-- Exercise objective --
Produce an exact copy of all the data below, dropping every image.

-- Data --
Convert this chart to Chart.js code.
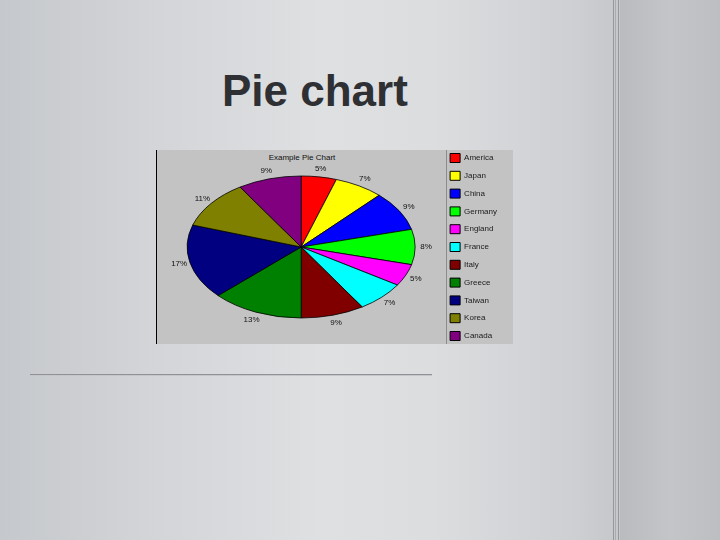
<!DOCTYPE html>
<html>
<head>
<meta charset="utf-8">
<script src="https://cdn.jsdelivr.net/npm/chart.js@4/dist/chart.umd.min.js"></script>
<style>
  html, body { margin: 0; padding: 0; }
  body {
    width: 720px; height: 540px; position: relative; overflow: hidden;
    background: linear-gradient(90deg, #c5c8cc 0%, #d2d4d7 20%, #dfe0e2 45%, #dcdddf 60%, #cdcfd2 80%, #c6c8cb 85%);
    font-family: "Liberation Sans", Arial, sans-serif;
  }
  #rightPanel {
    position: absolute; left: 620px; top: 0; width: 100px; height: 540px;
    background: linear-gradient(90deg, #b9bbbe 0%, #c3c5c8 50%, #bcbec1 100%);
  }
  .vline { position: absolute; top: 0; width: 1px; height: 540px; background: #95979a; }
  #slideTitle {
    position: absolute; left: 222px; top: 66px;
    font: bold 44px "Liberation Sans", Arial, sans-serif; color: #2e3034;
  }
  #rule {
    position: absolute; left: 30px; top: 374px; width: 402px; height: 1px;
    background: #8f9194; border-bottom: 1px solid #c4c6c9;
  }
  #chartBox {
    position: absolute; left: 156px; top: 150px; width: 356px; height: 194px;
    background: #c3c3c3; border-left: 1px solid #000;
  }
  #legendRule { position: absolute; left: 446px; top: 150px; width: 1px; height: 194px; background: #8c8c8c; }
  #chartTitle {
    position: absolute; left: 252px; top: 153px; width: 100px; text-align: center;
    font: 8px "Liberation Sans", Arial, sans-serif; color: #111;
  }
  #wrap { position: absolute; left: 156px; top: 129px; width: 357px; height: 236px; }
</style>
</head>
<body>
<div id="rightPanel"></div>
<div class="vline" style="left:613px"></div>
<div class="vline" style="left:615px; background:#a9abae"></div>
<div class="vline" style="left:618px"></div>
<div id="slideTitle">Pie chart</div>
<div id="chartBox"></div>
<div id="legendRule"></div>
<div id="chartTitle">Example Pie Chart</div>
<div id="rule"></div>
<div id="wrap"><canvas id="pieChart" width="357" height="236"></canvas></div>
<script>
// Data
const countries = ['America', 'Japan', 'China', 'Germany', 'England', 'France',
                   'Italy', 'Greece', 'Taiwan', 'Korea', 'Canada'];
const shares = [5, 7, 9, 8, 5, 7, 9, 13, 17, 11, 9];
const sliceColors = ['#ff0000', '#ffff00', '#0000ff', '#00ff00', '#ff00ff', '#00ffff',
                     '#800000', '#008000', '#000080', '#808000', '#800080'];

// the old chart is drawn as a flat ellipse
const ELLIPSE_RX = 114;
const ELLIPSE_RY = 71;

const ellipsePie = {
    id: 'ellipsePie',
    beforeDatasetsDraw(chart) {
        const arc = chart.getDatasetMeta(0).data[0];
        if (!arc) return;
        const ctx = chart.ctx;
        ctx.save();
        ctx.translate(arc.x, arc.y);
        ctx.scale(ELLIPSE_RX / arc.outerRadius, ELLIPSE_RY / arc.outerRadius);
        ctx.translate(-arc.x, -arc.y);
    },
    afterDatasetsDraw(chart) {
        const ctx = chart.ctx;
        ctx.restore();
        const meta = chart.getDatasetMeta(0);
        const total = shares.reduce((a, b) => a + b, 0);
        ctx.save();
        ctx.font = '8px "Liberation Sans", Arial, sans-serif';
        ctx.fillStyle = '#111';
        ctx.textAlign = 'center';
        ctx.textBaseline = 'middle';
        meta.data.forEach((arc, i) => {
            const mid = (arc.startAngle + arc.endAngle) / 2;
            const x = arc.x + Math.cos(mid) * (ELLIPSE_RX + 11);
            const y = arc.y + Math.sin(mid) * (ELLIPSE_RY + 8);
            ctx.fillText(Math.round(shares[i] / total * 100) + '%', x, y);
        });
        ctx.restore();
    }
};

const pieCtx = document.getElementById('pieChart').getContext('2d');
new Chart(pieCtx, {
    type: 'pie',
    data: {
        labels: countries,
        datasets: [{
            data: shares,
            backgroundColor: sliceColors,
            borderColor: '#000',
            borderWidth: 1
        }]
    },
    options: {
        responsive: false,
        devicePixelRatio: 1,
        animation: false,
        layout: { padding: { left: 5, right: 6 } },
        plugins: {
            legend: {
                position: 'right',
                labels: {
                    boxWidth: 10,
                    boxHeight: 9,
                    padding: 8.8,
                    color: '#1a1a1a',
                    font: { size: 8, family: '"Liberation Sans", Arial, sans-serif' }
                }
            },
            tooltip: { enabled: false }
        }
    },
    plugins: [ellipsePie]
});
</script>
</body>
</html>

-- Exercise response --
Convert this chart to Chart.js code.
<!DOCTYPE html>
<html>
<head>
<meta charset="utf-8">
<script src="https://cdn.jsdelivr.net/npm/chart.js@4/dist/chart.umd.min.js"></script>
<style>
  html, body { margin: 0; padding: 0; }
  body {
    width: 720px; height: 540px; position: relative; overflow: hidden;
    background: linear-gradient(90deg, #c5c8cc 0%, #d2d4d7 20%, #dfe0e2 45%, #dcdddf 60%, #cdcfd2 80%, #c6c8cb 85%);
    font-family: "Liberation Sans", Arial, sans-serif;
  }
  #rightPanel {
    position: absolute; left: 620px; top: 0; width: 100px; height: 540px;
    background: linear-gradient(90deg, #b9bbbe 0%, #c3c5c8 50%, #bcbec1 100%);
  }
  .vline { position: absolute; top: 0; width: 1px; height: 540px; background: #95979a; }
  #slideTitle {
    position: absolute; left: 222px; top: 66px;
    font: bold 44px "Liberation Sans", Arial, sans-serif; color: #2e3034;
  }
  #rule {
    position: absolute; left: 30px; top: 374px; width: 402px; height: 1px;
    background: #8f9194; border-bottom: 1px solid #c4c6c9;
  }
  #chartBox {
    position: absolute; left: 156px; top: 150px; width: 356px; height: 194px;
    background: #c3c3c3; border-left: 1px solid #000;
  }
  #legendRule { position: absolute; left: 446px; top: 150px; width: 1px; height: 194px; background: #8c8c8c; }
  #chartTitle {
    position: absolute; left: 252px; top: 153px; width: 100px; text-align: center;
    font: 8px "Liberation Sans", Arial, sans-serif; color: #111;
  }
  #wrap { position: absolute; left: 156px; top: 129px; width: 357px; height: 236px; }
</style>
</head>
<body>
<div id="rightPanel"></div>
<div class="vline" style="left:613px"></div>
<div class="vline" style="left:615px; background:#a9abae"></div>
<div class="vline" style="left:618px"></div>
<div id="slideTitle">Pie chart</div>
<div id="chartBox"></div>
<div id="legendRule"></div>
<div id="chartTitle">Example Pie Chart</div>
<div id="rule"></div>
<div id="wrap"><canvas id="pieChart" width="357" height="236"></canvas></div>
<script>
// Data
const countries = ['America', 'Japan', 'China', 'Germany', 'England', 'France',
                   'Italy', 'Greece', 'Taiwan', 'Korea', 'Canada'];
const shares = [5, 7, 9, 8, 5, 7, 9, 13, 17, 11, 9];
const sliceColors = ['#ff0000', '#ffff00', '#0000ff', '#00ff00', '#ff00ff', '#00ffff',
                     '#800000', '#008000', '#000080', '#808000', '#800080'];

// the old chart is drawn as a flat ellipse
const ELLIPSE_RX = 114;
const ELLIPSE_RY = 71;

const ellipsePie = {
    id: 'ellipsePie',
    beforeDatasetsDraw(chart) {
        const arc = chart.getDatasetMeta(0).data[0];
        if (!arc) return;
        const ctx = chart.ctx;
        ctx.save();
        ctx.translate(arc.x, arc.y);
        ctx.scale(ELLIPSE_RX / arc.outerRadius, ELLIPSE_RY / arc.outerRadius);
        ctx.translate(-arc.x, -arc.y);
    },
    afterDatasetsDraw(chart) {
        const ctx = chart.ctx;
        ctx.restore();
        const meta = chart.getDatasetMeta(0);
        const total = shares.reduce((a, b) => a + b, 0);
        ctx.save();
        ctx.font = '8px "Liberation Sans", Arial, sans-serif';
        ctx.fillStyle = '#111';
        ctx.textAlign = 'center';
        ctx.textBaseline = 'middle';
        meta.data.forEach((arc, i) => {
            const mid = (arc.startAngle + arc.endAngle) / 2;
            const x = arc.x + Math.cos(mid) * (ELLIPSE_RX + 11);
            const y = arc.y + Math.sin(mid) * (ELLIPSE_RY + 8);
            ctx.fillText(Math.round(shares[i] / total * 100) + '%', x, y);
        });
        ctx.restore();
    }
};

const pieCtx = document.getElementById('pieChart').getContext('2d');
new Chart(pieCtx, {
    type: 'pie',
    data: {
        labels: countries,
        datasets: [{
            data: shares,
            backgroundColor: sliceColors,
            borderColor: '#000',
            borderWidth: 1
        }]
    },
    options: {
        responsive: false,
        devicePixelRatio: 1,
        animation: false,
        layout: { padding: { left: 5, right: 6 } },
        plugins: {
            legend: {
                position: 'right',
                labels: {
                    boxWidth: 10,
                    boxHeight: 9,
                    padding: 8.8,
                    color: '#1a1a1a',
                    font: { size: 8, family: '"Liberation Sans", Arial, sans-serif' }
                }
            },
            tooltip: { enabled: false }
        }
    },
    plugins: [ellipsePie]
});
</script>
</body>
</html>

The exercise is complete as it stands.